Start DATA

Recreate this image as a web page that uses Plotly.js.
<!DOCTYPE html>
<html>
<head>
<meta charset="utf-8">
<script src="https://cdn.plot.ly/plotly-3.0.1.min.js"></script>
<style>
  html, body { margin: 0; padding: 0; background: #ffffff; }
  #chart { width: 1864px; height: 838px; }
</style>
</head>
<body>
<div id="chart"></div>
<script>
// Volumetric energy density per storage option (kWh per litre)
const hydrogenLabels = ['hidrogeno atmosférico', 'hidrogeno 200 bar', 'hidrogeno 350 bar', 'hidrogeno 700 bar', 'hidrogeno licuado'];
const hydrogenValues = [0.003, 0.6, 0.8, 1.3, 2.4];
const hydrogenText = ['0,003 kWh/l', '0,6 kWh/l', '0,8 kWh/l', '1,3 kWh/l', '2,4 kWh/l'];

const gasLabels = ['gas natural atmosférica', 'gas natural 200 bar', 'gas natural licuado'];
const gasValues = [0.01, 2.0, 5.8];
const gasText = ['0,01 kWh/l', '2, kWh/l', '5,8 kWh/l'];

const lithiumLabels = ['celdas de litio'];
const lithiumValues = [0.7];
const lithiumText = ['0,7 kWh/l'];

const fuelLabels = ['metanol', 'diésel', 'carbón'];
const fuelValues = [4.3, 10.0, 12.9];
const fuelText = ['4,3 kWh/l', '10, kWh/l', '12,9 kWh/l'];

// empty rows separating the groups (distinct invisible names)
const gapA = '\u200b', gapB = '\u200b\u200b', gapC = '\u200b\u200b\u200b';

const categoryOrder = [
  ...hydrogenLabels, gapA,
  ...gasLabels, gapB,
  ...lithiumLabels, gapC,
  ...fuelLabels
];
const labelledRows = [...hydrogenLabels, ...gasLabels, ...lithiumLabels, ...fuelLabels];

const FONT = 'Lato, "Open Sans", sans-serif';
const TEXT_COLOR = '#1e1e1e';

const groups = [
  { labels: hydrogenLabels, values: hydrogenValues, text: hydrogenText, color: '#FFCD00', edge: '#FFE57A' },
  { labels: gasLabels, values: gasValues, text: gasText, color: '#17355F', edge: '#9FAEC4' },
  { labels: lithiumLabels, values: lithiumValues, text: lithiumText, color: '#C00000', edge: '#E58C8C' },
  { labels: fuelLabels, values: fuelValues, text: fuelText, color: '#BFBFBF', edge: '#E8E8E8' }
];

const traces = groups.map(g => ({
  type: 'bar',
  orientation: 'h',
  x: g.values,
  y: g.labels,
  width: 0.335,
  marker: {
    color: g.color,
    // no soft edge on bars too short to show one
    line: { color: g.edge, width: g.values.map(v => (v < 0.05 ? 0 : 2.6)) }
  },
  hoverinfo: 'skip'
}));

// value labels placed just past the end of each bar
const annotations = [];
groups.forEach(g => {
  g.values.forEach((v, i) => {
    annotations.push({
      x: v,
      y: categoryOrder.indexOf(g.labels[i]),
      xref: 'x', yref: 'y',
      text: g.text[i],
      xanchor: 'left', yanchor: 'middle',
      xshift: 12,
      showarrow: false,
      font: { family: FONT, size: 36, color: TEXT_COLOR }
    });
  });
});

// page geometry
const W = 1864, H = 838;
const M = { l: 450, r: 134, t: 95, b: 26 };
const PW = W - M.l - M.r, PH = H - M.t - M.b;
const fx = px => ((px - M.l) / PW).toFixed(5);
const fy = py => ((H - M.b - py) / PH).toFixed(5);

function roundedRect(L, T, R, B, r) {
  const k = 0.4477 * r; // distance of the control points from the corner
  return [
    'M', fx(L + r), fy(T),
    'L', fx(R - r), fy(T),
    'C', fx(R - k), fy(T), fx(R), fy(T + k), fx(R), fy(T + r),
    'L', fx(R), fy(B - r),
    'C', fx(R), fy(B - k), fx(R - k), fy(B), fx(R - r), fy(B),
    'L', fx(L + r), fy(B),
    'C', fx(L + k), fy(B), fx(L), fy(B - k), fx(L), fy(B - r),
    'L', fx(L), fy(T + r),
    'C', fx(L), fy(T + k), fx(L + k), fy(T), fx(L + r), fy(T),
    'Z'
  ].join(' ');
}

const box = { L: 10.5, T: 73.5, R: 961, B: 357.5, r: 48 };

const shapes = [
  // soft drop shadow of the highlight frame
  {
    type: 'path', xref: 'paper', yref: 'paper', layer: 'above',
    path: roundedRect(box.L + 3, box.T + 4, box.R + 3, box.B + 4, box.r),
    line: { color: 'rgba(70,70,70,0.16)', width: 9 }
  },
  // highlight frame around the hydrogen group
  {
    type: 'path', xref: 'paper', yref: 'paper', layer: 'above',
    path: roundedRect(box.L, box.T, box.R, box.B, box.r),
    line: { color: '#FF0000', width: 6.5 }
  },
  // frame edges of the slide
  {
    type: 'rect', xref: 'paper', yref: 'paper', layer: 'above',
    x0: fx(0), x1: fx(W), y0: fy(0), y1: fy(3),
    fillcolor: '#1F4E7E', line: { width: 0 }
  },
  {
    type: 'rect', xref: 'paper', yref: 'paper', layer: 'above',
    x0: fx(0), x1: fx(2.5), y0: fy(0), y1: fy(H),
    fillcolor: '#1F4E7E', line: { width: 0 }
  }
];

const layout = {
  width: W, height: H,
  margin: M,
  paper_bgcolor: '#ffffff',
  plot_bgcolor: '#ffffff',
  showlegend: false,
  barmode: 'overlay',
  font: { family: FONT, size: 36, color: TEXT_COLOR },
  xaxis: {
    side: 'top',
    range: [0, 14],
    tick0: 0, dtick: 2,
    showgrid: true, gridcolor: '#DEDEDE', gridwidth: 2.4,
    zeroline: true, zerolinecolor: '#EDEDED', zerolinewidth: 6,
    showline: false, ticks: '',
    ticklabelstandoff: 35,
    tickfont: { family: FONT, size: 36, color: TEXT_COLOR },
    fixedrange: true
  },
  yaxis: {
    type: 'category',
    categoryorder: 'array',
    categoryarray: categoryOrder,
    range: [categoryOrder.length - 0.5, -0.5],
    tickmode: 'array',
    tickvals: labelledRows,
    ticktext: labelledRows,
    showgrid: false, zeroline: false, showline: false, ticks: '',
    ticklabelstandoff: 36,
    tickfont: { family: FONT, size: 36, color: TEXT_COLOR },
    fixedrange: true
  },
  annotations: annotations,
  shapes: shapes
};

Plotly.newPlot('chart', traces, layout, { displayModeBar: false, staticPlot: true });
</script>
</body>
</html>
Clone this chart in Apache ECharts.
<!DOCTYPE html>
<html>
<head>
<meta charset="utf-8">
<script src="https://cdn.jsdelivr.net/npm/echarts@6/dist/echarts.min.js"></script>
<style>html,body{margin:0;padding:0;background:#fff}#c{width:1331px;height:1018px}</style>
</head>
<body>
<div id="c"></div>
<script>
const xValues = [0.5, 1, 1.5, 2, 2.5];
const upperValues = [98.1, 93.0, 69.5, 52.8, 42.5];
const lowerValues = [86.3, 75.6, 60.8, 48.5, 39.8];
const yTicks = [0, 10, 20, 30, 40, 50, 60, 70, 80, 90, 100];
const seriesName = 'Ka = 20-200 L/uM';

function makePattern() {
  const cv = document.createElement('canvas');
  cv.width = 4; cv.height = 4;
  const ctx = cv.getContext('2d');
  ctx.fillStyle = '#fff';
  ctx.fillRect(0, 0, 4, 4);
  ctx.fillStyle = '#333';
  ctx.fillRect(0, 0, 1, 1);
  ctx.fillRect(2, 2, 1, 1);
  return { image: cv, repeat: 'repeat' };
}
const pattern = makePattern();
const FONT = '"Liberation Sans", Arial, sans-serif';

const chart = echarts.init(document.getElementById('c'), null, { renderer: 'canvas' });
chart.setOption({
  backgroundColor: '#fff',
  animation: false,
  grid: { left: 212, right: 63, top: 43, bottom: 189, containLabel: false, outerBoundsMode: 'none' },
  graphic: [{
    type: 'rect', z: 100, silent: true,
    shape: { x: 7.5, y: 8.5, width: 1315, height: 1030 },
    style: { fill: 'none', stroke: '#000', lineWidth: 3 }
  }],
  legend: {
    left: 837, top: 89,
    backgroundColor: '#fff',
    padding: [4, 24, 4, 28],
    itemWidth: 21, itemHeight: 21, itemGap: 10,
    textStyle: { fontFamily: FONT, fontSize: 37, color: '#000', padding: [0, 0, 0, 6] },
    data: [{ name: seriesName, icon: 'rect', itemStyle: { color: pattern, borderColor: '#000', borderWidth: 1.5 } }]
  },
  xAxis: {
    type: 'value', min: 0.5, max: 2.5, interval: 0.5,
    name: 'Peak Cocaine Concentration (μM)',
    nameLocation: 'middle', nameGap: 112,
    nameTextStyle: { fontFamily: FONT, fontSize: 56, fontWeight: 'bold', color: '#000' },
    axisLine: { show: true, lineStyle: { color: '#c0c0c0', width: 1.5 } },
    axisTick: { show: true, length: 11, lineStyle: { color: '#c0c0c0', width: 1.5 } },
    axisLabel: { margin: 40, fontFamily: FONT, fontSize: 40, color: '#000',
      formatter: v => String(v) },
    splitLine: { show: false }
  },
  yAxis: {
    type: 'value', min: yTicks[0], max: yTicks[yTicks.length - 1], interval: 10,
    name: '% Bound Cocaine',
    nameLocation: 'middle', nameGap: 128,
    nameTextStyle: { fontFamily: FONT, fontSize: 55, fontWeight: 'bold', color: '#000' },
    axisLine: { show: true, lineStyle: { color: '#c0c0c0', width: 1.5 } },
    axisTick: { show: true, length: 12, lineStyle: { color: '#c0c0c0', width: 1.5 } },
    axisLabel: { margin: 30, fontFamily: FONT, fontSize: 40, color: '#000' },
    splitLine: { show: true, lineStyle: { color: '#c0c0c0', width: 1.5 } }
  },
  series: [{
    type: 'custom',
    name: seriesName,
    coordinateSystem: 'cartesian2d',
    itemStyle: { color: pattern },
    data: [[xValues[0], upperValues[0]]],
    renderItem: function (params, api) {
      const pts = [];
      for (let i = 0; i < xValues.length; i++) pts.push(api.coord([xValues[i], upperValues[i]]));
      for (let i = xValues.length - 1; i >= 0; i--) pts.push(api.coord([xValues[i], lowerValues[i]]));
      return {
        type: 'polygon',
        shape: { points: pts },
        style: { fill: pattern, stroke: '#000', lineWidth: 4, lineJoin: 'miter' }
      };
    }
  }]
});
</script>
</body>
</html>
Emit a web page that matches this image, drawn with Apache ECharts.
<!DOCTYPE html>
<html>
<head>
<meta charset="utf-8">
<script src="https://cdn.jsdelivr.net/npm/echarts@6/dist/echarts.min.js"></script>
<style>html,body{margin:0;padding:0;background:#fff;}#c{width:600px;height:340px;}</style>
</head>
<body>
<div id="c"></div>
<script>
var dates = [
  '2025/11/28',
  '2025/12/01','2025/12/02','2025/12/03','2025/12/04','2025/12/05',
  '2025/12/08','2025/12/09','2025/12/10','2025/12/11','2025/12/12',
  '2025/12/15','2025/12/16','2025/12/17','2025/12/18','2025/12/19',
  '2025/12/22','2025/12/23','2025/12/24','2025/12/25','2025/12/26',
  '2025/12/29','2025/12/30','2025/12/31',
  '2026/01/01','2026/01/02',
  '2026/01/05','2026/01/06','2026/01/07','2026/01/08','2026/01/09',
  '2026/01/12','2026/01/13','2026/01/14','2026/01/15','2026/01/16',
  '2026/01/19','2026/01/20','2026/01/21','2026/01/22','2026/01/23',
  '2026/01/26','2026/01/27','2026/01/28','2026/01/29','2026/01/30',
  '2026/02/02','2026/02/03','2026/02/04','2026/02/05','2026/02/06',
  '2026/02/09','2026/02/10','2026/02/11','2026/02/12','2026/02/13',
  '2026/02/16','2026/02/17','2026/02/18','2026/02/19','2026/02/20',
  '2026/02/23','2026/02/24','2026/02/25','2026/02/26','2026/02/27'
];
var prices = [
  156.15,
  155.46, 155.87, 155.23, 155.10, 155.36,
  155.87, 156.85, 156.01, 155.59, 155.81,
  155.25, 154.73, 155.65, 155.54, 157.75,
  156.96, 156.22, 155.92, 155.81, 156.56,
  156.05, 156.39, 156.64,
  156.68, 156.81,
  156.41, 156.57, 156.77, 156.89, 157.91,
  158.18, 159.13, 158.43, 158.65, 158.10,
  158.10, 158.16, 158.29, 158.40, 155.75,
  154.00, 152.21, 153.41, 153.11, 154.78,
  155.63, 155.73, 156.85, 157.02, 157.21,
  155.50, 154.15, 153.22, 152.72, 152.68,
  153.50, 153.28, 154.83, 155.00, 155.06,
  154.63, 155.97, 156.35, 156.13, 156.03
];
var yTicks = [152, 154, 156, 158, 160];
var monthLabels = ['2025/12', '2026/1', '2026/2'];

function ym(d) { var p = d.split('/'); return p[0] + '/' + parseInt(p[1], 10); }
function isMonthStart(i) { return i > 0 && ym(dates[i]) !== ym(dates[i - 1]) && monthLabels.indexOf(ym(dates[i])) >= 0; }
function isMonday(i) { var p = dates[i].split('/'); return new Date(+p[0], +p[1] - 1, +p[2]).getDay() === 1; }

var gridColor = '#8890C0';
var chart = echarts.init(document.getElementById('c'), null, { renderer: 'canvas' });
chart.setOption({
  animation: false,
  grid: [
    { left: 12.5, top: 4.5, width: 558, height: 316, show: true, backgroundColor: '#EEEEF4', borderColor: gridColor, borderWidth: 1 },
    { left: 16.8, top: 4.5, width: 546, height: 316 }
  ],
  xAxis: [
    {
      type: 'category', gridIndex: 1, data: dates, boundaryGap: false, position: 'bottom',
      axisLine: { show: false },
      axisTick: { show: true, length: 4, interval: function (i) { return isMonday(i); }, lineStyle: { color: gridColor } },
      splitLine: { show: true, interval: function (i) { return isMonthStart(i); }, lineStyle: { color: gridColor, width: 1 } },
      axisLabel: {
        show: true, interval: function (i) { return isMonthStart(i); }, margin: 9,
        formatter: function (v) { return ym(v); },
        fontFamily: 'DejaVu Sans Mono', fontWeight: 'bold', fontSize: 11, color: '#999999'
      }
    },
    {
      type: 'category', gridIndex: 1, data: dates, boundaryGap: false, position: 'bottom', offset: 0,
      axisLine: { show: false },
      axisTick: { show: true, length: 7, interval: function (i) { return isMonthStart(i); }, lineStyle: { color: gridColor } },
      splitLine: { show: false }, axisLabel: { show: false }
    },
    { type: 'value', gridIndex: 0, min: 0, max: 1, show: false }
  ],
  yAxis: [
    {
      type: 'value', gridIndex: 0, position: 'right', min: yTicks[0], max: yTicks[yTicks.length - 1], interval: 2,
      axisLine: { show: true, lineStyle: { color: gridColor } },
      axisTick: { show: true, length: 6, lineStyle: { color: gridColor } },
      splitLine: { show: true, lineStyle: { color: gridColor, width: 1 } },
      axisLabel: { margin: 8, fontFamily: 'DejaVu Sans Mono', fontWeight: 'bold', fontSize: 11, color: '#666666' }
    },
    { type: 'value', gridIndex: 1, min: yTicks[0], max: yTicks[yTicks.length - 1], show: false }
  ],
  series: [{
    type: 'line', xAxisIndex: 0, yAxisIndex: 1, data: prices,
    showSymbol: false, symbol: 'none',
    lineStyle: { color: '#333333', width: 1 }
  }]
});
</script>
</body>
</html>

End DATA

TASK GOAL: Please copy exactly the lines from the first line of the records above through the line containing "const hydrogenText = ['0,003", including both, and nothing more.

FULL ANSWER:
Recreate this image as a web page that uses Plotly.js.
<!DOCTYPE html>
<html>
<head>
<meta charset="utf-8">
<script src="https://cdn.plot.ly/plotly-3.0.1.min.js"></script>
<style>
  html, body { margin: 0; padding: 0; background: #ffffff; }
  #chart { width: 1864px; height: 838px; }
</style>
</head>
<body>
<div id="chart"></div>
<script>
// Volumetric energy density per storage option (kWh per litre)
const hydrogenLabels = ['hidrogeno atmosférico', 'hidrogeno 200 bar', 'hidrogeno 350 bar', 'hidrogeno 700 bar', 'hidrogeno licuado'];
const hydrogenValues = [0.003, 0.6, 0.8, 1.3, 2.4];
const hydrogenText = ['0,003 kWh/l', '0,6 kWh/l', '0,8 kWh/l', '1,3 kWh/l', '2,4 kWh/l'];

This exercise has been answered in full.